左から:愛知医科大学医学部 耳鼻咽喉科・頭頚部外科の内田育恵先生、タレント・俳優の東ちづるさん

この後、内田先生とタレントで俳優の東ちづるさんによるトークセッションが行われた。まず、難聴の対処の必要性について内田先生は、「難聴は急になるものではなく、毎日徐々に聞こえにくくなる。聞こえにくくなることによって社会的な行動範囲を狭めてしまう」と説明する。東さんは、「亡くなった父を介護していた時、父は聞こえにくくなったということを認めたくないようだった」と聞こえないことを積極的にアピールする人は少ないのではないかと話す。

聞こえチェック

「その場合は、補聴器工業会のホームページ等にも紹介されている“聞こえチェック”をしてみてほしい。1つから2つ当てはまる人は、実生活で困ることがあるようだったら、耳鼻咽喉科を受診してみてほしい。3つから4つ当てはまる人は耳鼻咽喉科で相談してみてほしい。5つ以上当てはまる人は、早めに耳鼻咽喉科を受診するようにしてほしい」と、どのタイミングで耳鼻咽喉科を受診すればよいかを教えてくれた。

タレント・俳優の東ちづるさん

東さんは、「周りの人も聞こえにくくなっていることを察した場合は、耳鼻咽喉科を受診してみるように促してあげることも大切だと思う」と周りの助けも重要なのではないかと語っていた。「聞こえをよくする対処法として、補聴器を使用することも手段の一つといえる」と内田先生。

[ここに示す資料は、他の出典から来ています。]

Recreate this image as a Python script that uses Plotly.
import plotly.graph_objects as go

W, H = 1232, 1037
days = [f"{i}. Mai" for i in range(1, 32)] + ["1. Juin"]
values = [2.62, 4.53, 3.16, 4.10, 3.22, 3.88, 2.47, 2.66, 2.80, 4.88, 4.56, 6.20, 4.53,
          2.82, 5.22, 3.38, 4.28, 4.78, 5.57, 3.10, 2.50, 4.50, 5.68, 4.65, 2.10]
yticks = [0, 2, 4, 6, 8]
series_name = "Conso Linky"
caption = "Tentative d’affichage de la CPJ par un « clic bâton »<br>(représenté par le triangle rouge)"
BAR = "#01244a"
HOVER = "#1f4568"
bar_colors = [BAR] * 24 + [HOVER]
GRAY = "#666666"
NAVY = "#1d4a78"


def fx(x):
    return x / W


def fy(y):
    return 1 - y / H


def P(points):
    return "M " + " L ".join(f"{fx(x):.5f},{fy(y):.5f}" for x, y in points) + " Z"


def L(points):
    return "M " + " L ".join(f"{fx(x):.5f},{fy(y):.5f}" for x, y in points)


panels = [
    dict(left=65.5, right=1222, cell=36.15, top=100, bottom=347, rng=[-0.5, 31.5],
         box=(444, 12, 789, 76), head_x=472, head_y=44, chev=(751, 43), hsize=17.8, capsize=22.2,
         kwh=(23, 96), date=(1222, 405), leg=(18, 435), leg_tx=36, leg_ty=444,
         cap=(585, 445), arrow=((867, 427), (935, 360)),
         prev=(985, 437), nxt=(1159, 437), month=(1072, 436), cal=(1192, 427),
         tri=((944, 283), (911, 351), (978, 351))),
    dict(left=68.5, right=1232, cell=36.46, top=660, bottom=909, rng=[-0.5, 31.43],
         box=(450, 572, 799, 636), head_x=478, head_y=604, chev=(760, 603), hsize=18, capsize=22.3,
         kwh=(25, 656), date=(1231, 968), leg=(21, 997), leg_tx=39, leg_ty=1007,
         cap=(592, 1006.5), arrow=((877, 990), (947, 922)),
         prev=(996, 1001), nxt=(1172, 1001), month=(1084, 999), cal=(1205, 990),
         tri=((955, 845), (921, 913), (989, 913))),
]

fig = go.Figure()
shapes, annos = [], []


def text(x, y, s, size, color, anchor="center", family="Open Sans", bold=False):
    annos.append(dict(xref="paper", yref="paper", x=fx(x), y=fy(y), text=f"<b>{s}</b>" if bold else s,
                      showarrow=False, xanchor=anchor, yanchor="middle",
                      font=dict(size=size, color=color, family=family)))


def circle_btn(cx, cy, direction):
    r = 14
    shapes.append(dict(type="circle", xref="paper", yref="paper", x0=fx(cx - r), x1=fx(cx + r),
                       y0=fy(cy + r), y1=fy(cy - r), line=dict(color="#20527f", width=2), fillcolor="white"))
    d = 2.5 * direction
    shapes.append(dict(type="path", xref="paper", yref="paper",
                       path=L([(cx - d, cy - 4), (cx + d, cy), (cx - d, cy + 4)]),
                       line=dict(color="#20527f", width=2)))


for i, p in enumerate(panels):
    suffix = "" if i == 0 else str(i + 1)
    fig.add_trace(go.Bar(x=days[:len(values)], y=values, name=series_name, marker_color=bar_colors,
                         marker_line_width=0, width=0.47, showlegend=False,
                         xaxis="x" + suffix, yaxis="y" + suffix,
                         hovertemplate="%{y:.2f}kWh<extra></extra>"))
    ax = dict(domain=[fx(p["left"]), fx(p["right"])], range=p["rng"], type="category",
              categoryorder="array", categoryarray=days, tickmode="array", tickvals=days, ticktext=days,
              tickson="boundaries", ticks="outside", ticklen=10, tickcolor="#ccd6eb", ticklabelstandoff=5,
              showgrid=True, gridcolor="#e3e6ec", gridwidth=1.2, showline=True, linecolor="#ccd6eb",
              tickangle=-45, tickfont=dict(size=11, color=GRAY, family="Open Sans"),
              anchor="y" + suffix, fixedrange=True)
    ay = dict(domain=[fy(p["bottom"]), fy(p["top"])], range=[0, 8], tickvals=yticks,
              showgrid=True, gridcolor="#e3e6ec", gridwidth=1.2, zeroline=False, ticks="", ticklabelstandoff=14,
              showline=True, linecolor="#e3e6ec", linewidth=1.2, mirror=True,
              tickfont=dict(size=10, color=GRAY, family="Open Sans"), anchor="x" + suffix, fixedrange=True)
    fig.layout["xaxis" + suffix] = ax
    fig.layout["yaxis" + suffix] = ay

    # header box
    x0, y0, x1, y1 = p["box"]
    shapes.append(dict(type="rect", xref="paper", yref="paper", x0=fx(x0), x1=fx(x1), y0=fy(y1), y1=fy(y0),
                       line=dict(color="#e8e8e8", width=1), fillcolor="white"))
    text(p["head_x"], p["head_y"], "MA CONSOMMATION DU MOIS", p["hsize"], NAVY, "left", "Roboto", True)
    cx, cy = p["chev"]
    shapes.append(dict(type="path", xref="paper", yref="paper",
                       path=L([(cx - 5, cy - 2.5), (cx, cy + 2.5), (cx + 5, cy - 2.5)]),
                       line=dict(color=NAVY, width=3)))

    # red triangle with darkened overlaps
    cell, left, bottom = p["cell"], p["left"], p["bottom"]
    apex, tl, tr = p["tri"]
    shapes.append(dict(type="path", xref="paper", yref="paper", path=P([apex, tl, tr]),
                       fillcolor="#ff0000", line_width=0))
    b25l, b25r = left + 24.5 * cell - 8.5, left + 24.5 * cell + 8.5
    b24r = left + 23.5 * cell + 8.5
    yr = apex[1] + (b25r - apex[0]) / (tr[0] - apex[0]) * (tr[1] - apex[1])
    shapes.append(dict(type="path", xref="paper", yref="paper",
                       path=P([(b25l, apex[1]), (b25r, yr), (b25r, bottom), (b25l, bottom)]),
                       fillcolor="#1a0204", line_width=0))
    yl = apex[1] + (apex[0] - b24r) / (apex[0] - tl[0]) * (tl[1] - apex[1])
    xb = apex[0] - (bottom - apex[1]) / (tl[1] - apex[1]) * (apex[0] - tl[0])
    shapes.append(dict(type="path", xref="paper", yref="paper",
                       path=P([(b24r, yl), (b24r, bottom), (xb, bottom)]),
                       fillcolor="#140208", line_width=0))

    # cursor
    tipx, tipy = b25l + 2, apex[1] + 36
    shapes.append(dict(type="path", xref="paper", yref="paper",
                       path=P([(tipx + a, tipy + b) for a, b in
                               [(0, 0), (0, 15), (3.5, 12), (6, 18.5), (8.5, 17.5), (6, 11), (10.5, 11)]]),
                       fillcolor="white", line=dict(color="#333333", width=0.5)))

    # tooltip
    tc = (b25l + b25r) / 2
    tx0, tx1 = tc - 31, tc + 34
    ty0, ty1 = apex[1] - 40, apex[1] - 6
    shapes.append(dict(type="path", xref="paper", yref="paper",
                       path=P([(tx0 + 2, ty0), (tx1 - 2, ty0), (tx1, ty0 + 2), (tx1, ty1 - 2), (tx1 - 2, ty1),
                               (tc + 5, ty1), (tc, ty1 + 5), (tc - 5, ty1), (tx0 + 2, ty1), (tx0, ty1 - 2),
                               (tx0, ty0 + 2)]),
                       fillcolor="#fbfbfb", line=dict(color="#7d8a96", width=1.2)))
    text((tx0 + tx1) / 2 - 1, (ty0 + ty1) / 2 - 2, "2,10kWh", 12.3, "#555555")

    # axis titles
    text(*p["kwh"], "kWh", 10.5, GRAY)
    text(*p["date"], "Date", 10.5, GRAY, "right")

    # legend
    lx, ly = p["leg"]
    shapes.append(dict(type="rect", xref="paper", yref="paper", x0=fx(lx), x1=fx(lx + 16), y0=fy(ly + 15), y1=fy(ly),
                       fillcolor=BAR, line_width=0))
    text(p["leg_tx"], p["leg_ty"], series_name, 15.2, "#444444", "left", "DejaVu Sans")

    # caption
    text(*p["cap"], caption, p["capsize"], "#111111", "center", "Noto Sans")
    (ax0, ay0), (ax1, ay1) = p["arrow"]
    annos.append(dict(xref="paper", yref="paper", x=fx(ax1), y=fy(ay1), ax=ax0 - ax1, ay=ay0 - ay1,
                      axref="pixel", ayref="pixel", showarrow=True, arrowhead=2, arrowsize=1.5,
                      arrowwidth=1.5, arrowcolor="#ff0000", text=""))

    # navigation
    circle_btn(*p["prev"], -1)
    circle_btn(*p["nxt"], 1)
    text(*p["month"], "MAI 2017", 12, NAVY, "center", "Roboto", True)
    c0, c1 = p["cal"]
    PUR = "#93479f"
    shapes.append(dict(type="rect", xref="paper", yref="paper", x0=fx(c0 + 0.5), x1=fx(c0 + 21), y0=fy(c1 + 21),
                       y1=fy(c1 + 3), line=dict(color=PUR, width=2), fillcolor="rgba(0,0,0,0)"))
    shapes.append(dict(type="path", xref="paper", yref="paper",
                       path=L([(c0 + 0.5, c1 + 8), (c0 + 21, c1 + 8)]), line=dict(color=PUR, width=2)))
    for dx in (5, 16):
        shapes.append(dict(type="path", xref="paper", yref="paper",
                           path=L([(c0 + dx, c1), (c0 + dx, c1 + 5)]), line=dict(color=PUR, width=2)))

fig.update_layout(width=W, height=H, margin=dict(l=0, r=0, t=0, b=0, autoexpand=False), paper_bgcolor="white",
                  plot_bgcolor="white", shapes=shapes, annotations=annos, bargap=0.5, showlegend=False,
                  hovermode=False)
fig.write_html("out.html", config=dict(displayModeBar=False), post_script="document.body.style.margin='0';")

愛知医科大学医学部 耳鼻咽喉科・頭頚部外科の内田育恵先生

「補聴器をつけているとピーという音がして使用をやめてしまう人もいる」と補聴器に良いイメージを持っていない人もいると説明する。「耳鼻咽喉科には補聴器相談員がいる。補聴器相談員に相談するとどのくらいのパワーが必要か、などアドバイスを得ることができる」と、補聴器に関するスペシャリストに相談して自分にあったものを選べは使用をやめてしまう人も減ると話す。東さんは、「難聴は治療できる病気であるという認識を持ってほしい」と、聞こえづらくなっても、聞こえるようになるための治療を受けてほしいと呼びかけていた。